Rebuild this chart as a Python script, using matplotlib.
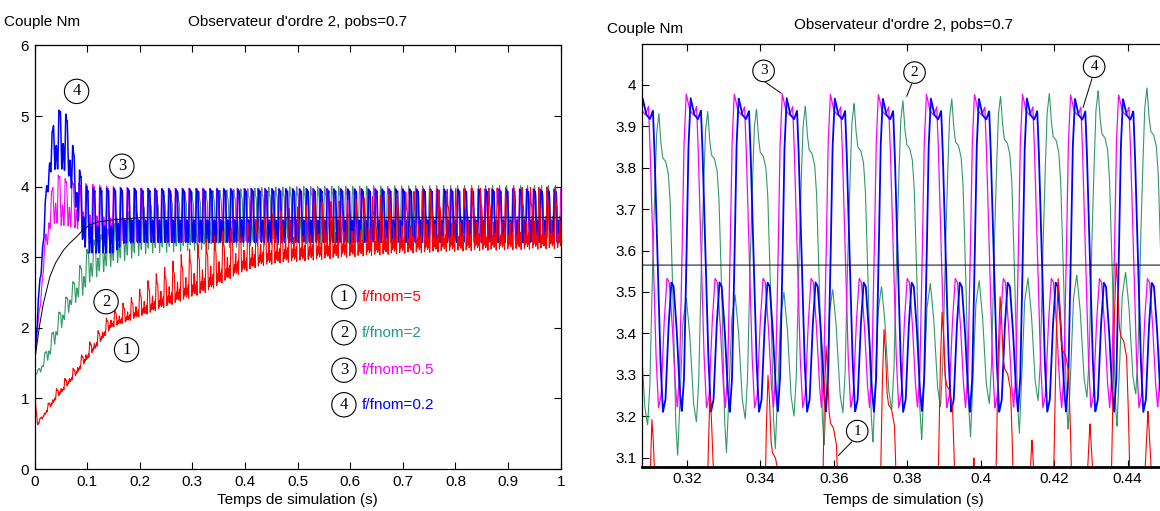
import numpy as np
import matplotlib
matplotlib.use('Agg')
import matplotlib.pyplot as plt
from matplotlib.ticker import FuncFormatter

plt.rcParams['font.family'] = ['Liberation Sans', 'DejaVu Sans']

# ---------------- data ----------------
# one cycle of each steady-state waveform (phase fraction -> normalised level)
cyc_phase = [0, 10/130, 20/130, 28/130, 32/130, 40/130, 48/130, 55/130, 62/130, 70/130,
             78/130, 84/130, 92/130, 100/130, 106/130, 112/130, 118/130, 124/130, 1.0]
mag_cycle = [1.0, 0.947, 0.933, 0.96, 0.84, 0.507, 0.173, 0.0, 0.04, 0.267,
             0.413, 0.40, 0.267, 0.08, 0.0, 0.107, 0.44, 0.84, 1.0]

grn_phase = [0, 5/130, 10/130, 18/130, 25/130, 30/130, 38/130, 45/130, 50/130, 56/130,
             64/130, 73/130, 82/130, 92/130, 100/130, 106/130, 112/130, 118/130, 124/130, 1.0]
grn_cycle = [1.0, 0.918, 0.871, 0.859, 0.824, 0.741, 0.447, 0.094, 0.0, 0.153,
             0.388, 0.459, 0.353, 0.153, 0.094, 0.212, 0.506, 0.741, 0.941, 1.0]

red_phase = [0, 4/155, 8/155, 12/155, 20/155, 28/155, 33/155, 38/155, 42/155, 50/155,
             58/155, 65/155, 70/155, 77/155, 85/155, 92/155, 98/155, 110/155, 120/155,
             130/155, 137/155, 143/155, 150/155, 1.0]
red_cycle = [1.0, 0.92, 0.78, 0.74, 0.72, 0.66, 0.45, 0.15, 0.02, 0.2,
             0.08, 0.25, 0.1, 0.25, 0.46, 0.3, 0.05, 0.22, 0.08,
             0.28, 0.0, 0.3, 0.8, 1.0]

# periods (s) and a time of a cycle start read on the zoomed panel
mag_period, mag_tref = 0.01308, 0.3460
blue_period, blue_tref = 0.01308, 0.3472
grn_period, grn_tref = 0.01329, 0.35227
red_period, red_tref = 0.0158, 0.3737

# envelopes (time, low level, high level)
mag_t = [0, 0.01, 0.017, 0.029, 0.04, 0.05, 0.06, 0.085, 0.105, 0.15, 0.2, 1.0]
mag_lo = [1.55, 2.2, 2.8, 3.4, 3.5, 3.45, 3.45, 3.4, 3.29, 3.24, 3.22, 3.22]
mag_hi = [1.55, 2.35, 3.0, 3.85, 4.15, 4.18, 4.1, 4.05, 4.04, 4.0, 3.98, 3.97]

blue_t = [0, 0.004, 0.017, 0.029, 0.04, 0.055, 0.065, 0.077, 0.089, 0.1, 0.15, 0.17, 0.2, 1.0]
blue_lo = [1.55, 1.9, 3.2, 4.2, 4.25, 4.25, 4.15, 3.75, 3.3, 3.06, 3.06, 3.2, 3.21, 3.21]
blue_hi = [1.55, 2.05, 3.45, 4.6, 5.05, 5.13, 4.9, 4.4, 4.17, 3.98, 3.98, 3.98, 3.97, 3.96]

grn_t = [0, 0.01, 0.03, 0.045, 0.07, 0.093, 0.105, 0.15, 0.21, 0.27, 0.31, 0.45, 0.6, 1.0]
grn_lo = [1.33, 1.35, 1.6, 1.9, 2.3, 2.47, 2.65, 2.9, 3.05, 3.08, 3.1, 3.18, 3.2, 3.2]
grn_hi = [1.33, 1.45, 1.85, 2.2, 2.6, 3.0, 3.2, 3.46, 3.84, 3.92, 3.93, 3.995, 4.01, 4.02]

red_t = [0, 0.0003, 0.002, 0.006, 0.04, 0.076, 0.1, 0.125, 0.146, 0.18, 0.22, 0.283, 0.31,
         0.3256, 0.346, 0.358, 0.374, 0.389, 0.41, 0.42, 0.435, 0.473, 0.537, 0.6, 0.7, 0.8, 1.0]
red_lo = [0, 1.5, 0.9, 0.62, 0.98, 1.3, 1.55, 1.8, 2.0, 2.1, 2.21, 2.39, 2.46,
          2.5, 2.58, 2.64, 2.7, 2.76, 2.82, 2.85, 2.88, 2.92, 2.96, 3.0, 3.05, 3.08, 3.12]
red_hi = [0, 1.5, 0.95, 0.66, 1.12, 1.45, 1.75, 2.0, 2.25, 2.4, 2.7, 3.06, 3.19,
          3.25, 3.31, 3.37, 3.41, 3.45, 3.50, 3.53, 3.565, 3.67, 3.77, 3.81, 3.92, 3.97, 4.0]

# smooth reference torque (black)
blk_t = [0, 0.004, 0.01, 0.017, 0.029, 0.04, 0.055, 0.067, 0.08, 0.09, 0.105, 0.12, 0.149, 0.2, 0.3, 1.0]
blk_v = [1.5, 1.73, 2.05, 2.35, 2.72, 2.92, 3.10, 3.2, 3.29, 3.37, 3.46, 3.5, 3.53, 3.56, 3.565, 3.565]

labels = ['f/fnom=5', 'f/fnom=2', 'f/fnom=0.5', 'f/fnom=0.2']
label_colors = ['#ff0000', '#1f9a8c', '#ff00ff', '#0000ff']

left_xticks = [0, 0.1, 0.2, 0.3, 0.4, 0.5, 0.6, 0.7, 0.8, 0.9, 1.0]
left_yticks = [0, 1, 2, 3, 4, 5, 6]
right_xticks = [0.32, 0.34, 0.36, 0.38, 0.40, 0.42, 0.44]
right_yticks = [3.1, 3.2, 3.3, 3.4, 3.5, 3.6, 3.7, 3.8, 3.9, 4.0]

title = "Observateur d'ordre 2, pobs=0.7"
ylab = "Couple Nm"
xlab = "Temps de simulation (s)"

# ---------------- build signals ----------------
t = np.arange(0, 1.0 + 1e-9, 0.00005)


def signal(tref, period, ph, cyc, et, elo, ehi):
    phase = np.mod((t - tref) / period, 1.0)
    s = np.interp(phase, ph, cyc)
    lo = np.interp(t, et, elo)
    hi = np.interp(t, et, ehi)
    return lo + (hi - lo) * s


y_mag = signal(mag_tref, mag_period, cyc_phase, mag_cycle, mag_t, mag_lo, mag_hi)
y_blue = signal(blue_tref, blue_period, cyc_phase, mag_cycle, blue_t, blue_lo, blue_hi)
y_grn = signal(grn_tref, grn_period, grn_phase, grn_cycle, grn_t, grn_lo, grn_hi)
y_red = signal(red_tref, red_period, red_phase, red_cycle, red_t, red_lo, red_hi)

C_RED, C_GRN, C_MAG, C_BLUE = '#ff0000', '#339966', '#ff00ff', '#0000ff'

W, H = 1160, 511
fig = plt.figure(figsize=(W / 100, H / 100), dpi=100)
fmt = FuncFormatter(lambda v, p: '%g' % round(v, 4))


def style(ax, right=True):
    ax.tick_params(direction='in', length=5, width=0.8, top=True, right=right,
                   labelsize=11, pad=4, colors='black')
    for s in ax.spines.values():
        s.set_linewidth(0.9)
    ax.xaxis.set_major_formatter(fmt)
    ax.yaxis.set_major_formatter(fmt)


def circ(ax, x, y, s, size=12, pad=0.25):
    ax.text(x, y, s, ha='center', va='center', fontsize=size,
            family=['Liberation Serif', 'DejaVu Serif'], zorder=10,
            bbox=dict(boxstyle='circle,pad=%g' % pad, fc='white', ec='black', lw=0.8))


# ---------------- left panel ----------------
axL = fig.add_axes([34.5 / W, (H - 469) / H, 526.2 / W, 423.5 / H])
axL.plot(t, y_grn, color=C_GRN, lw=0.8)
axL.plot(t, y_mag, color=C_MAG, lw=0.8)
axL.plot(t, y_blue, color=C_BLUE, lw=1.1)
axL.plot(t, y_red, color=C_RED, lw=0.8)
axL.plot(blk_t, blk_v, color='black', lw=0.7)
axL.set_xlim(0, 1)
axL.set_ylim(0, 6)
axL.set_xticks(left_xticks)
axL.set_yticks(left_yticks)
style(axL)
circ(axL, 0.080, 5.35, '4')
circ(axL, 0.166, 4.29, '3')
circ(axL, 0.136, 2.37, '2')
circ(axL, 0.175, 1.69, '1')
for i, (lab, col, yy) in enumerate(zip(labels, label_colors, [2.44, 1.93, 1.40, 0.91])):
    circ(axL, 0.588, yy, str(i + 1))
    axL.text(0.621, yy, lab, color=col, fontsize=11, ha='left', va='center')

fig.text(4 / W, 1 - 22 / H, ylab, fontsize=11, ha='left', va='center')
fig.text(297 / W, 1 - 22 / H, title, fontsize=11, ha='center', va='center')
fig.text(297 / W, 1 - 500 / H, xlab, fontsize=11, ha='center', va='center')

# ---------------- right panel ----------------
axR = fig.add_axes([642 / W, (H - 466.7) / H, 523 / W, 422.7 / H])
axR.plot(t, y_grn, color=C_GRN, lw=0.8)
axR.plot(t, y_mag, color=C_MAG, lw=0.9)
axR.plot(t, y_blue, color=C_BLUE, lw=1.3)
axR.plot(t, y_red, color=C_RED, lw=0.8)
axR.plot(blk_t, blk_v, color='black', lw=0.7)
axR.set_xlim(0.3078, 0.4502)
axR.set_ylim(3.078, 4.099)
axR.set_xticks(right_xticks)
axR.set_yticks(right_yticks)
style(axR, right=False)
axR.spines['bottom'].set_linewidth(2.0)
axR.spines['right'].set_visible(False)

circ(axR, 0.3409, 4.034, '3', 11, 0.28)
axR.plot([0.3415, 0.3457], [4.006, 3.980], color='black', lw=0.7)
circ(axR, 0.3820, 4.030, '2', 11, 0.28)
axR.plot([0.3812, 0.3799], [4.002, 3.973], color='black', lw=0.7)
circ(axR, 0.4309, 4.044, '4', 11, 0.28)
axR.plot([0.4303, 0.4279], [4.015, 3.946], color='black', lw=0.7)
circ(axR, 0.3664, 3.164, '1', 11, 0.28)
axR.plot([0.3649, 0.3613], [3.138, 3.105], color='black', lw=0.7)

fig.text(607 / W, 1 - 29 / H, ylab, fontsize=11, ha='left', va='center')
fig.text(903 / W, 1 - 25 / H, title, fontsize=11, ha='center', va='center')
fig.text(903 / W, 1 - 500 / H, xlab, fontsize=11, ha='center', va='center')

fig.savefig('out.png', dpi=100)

▶ **Work to be completed**: Omit the pictures, then repeat exactly each line from the beginning of the listing through the line with "plt.rcParams['font.family'] = ['Liberation".

▶ **The solution**:
Rebuild this chart as a Python script, using matplotlib.
import numpy as np
import matplotlib
matplotlib.use('Agg')
import matplotlib.pyplot as plt
from matplotlib.ticker import FuncFormatter

plt.rcParams['font.family'] = ['Liberation Sans', 'DejaVu Sans']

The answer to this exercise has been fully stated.